We who are Trump supporters should get behind Ted Cruz and encourage the Trump campaign to identify Ted Cruz as Mr. Trump’s pick to replace Antonio Scalia on the Supreme Court. This appointment will go far beyond the term of any president.

That would be a team that would be unbeatable, unify the party and the country, as well as lift this campaign out of the mud of the past few weeks.

We can’t afford to throw away the best America has to offer.

Sandy McKinley

Fenwick Island

Reader grateful for support

Editor:

Thank you to Dr. Hattier and the Lord Baltimore Boy Scouts with the Lord Baltimore Lions Club. Their help is greatly appreciated.

Florence Robinson

Ocean View

VFW Chicken Shack to open May 21

Editor:

The VFW Post 7234 Chicken Shack BBQ concession will open for the new season beginning Saturday, May 21. We will be open every Saturday through Labor Day Saturday 2016. Hours of operation each Saturday are 8 a.m. until mid-afternoon each day.

Each dinner includes one-half barbecue chicken, a bag of chips and a roll, still for only $7. Assorted drinks are also available for $1 each.

The Chicken Shack is located adjacent to the Delaware National Guard Training Facility, Route 1 south, north of Bethany Beach.
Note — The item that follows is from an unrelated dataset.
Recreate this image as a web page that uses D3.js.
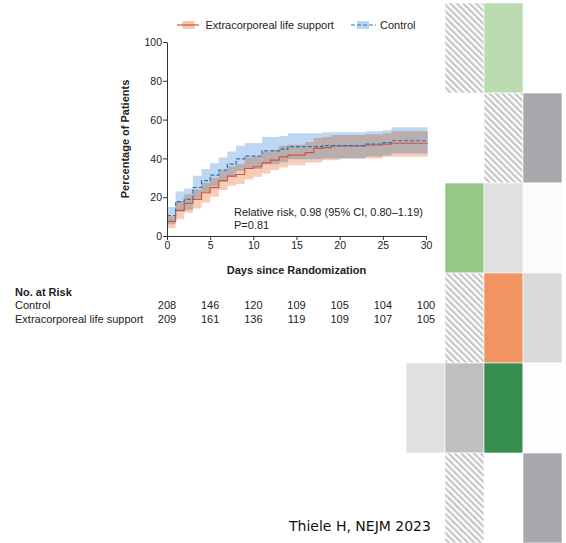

During a recent April storm, our barbecue pit was destroyed. Through the efforts of a coalition of local contractors led by Aaron Rogers of Empire Construction of Milton and a number of private contributors, the Chicken Shack and barbecue pit are being totally rebuilt.

The magnitude of their generosity, donations of time, manpower and monies cannot be overstated. Their support of our operation and the causes of the VFW organization is truly appreciated, and we thank them for all they have done.